Après une mini tournée organisée par Christian vers le Massif Central : Brive, Figeac, Decazeville, (où le patron du club nous demanda d’intégrer une bossa à notre set !) le groupe cessa toute activité.


Noëtra 1985


Christian et moi  allions commencer une autre aventure un an plus tard, en duo cette fois-ci sous le nom de Contrejour.
Lors de vacances à Granville, une fois par an à peu près, Il m’arrivait souvent de réécouter l’ensemble des enregistrements que j’avais réalisés avec Noëtra, puis avec Christian, sur le magnéto cassette de mes parents. Je copiais sur cassette tout ce que je faisais pour maman avant qu’elle ne décède en 94. Elle aimait se tenir au courant de ce qui pouvait bien se passer dans mon cerveau… 
Ces écoutes me remplissaient d’une mélancolie pouvant aller jusqu’au désespoir. 

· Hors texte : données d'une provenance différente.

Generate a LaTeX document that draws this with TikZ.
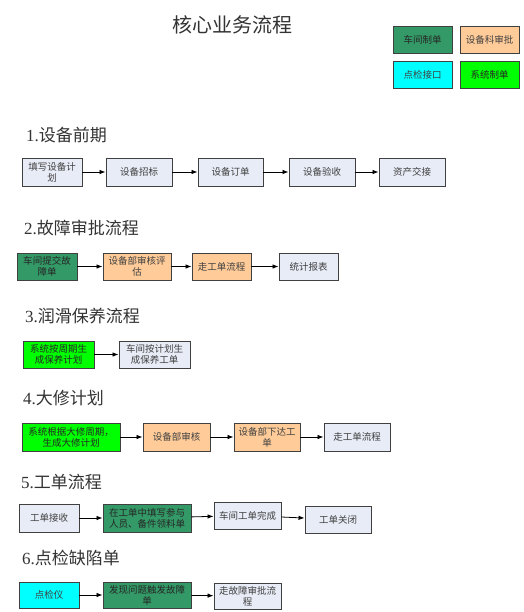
\documentclass[tikz,border=0pt]{standalone}
\usepackage{fontspec}
\setmainfont{Liberation Serif}
\newfontfamily\cjk{Noto Sans CJK SC}
\usetikzlibrary{arrows.meta}
\definecolor{dkgreen}{HTML}{339966}
\definecolor{peach}{HTML}{FFCC99}
\definecolor{lcyan}{HTML}{00FFFF}
\definecolor{lgreen}{HTML}{00FF00}
\definecolor{pale}{HTML}{E8ECF6}
\definecolor{edge}{HTML}{404040}
\tikzset{
  x=1pt, y=-1pt,
  box/.style={draw=edge, line width=0.9pt, align=center, inner sep=1pt,
    font=\cjk\fontsize{9.5}{11}\selectfont, text=black!75},
  pl/.style={box, fill=pale},
  dg/.style={box, fill=dkgreen, text=black!85},
  pe/.style={box, fill=peach},
  cy/.style={box, fill=lcyan},
  gr/.style={box, fill=lgreen, text=black!85},
  hd/.style={anchor=west, font=\fontsize{17}{19}\selectfont, text=black!80, inner sep=0pt},
  arr/.style={-{Latex[length=6pt,width=4.5pt]}, line width=0.8pt, black},
}
\newcommand\bx[6]{\node[#1, minimum width=#4pt, minimum height=#5pt] (#2) at (#3) {#6};}
\begin{document}
\begin{tikzpicture}
\useasboundingbox[fill=white] (0,0) rectangle (523,612);
% title
\node[font=\cjk\fontsize{20}{22}\selectfont, text=black!80] (title) at (232,25) {核心业务流程};
% legend
\bx{dg}{l1}{422.5,39.5}{59}{27}{车间制单}
\bx{pe}{l2}{489.5,39.5}{59}{27}{设备科审批}
\bx{cy}{l3}{422.5,74.5}{59}{27}{点检接口}
\bx{gr}{l4}{489.5,74.5}{59}{27}{系统制单}
% section 1
\node[hd] (h1) at (26,135) {1.{\cjk 设备前期}};
\bx{pl}{a1}{52,172}{60}{28}{填写设备计\\划}
\bx{pl}{a2}{139,172}{66}{28}{设备招标}
\bx{pl}{a3}{230.5,172}{65}{28}{设备订单}
\bx{pl}{a4}{322,172}{66}{28}{设备验收}
\bx{pl}{a5}{412,172}{66}{28}{资产交接}
\draw[arr] (a1) -- (a2);
\draw[arr] (a2) -- (a3);
\draw[arr] (a3) -- (a4);
\draw[arr] (a4) -- (a5);
% section 2
\node[hd] (h2) at (24,228) {2.{\cjk 故障审批流程}};
\bx{dg}{b1}{47,266.5}{60}{27}{车间提交故\\障单}
\bx{pe}{b2}{137,266.5}{68}{27}{设备部审核评\\估}
\bx{pe}{b3}{221.5,266.5}{59}{27}{走工单流程}
\bx{pl}{b4}{308.5,266.5}{59}{27}{统计报表}
\draw[arr] (b1) -- (b2);
\draw[arr] (b2) -- (b3);
\draw[arr] (b3) -- (b4);
% section 3
\node[hd] (h3) at (25,316) {3.{\cjk 润滑保养流程}};
\bx{gr}{c1}{58.5,354.5}{71}{27}{系统按周期生\\成保养计划}
\bx{pl}{c2}{154.5,354.5}{71}{27}{车间按计划生\\成保养工单}
\draw[arr] (c1) -- (c2);
% section 4
\node[hd] (h4) at (23,398) {4.{\cjk 大修计划}};
\bx{gr}{d1}{71,437}{98}{28}{系统根据大修周期，\\生成大修计划}
\bx{pe}{d2}{176.5,437}{67}{28}{设备部审核}
\bx{pe}{d3}{267,437}{66}{28}{设备部下达工\\单}
\bx{pl}{d4}{357,437}{66}{28}{走工单流程}
\draw[arr] (d1) -- (d2);
\draw[arr] (d2) -- (d3);
\draw[arr] (d3) -- (d4);
% section 5
\node[hd] (h5) at (21,482) {5.{\cjk 工单流程}};
\bx{pl}{e1}{49,518}{60}{28}{工单接收}
\bx{dg}{e2}{147,518}{88}{28}{在工单中填写参与\\人员、备件领料单}
\bx{pl}{e3}{247.5,515.5}{67}{27}{车间工单完成}
\bx{pl}{e4}{338,519.5}{66}{27}{工单关闭}
\draw[arr] (e1) -- (e2);
\draw[arr] (e2) -- (e3);
\draw[arr] (e3) -- (e4);
% section 6
\node[hd] (h6) at (22,558) {6.{\cjk 点检缺陷单}};
\bx{cy}{f1}{49,595}{60}{26}{点检仪}
\bx{dg}{f2}{147,595}{88}{26}{发现问题触发故障\\单}
\bx{pl}{f3}{247.5,596}{67}{26}{走故障审批流\\程}
\draw[arr] (f1) -- (f2);
\draw[arr] (f2) -- (f3);
\end{tikzpicture}
\end{document}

Toute cette musique que j’écoutais en cassette chez mes parents sera finalement éditée à partir de 1992 par la maison de disques Muséa dans des circonstances que je raconte dans le livret du CD Définitivement bleus…Ce processus n’atténuera qu’en partie le sentiment d’avoir raté la rencontre avec notre public potentiel, celui de la fin de l’âge d’or du rock progressif.
Je n’arrive pas, encore aujourd’hui, à me débarrasser de l’idée d’avoir fait partie d’un groupe qui aurait pu faire, à son meilleur, quelque chose de plus grand.

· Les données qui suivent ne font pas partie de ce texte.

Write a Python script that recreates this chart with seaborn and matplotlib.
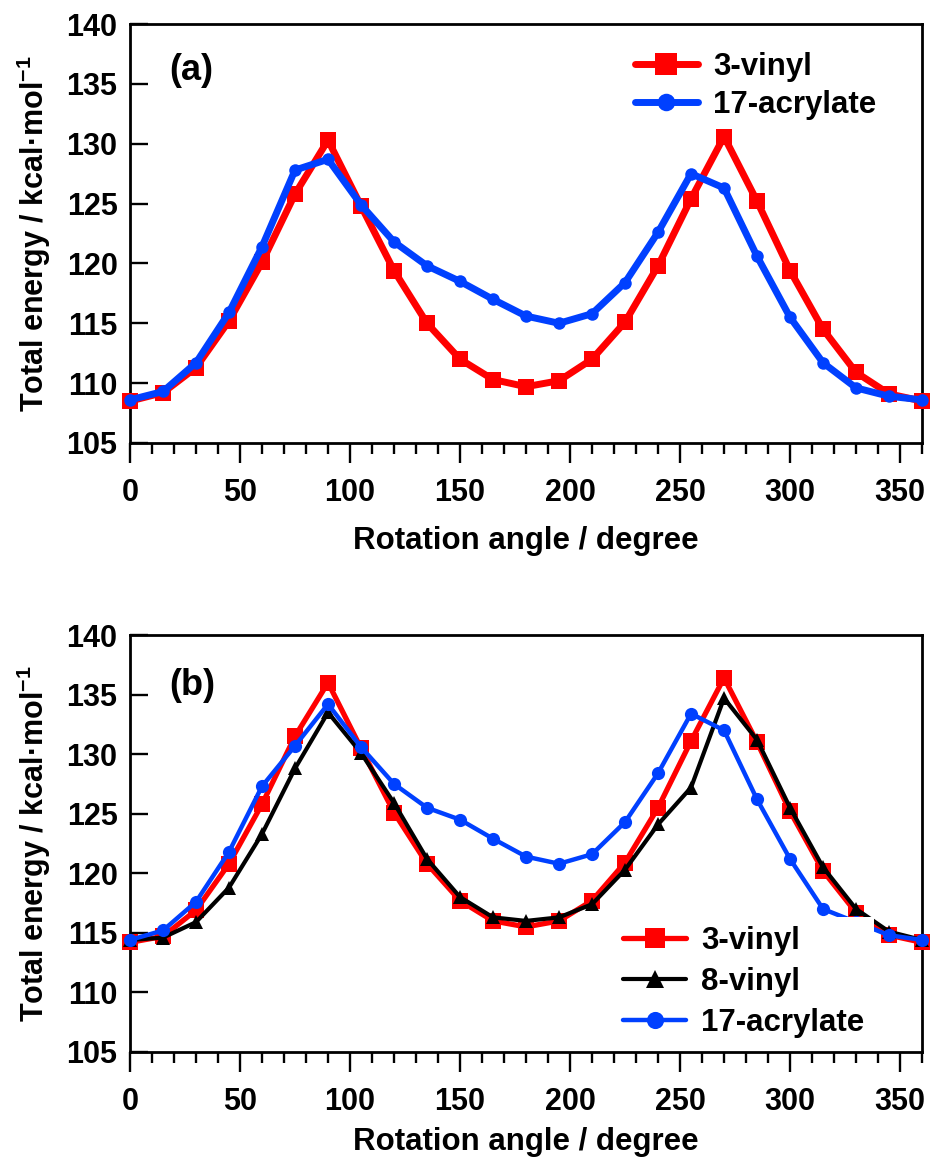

Il aura fallu la fabrication physique des CD Neuf Songes et surtout Hauts Plateaux en 93, (Neuf Songes appartenant déjà au passé) pour que Papa et maman se rendent compte de l’impact d’un tel évènement. Maman acheta directement une ramette (25 ex.) de chaque CD, avec la ferme intention d’en vendre un maximum à la famille. Devant l’ampleur de la tâche elle les a très vite donnés. Mais il faudra six ans de plus pour parvenir à impressionner Riton*.
Maman décédée, papa restait plus de temps en séjour à la maison. On devait être en 99. Nous étions dans ma pièce de travail et je lui faisais écouter un enregistrement tout récent réalisé dans le studio de Kent Carter, c’était mon trio avec Kent et Jeff. Nous jouions un morceau de Keith Jarrett, Prism, découvert grâce à la discothèque de Christian Gerhards, vers les années 81/82, en pleine déconfiture Noëtra. Papa, homme de l’écrit, me demanda si ce n’était pas trop difficile de se procurer des partitions de musiciens étrangers. Je lui répondis que je n’avais pas besoin de partition car j’entendais les accords naturellement. Il est resté immobile pendant trois secondes puis un large sourire de satisfaction illumina son visage, j’étais devenu quelqu’un d’autre. 
J’avais 46 ans, la surprise passée, il m’a fortement conseillé, comme d’habitude, de faire une validation des acquis auprès de l’administration française. 



* Vincent utilisa ce surnom pour papa, mais pas avant d’avoir atteint l’âge adulte et toujours en son absence. Il sera vite repris par mes deux fils. Du vivant de papa jamais Catherine, François et moi n’avons osé.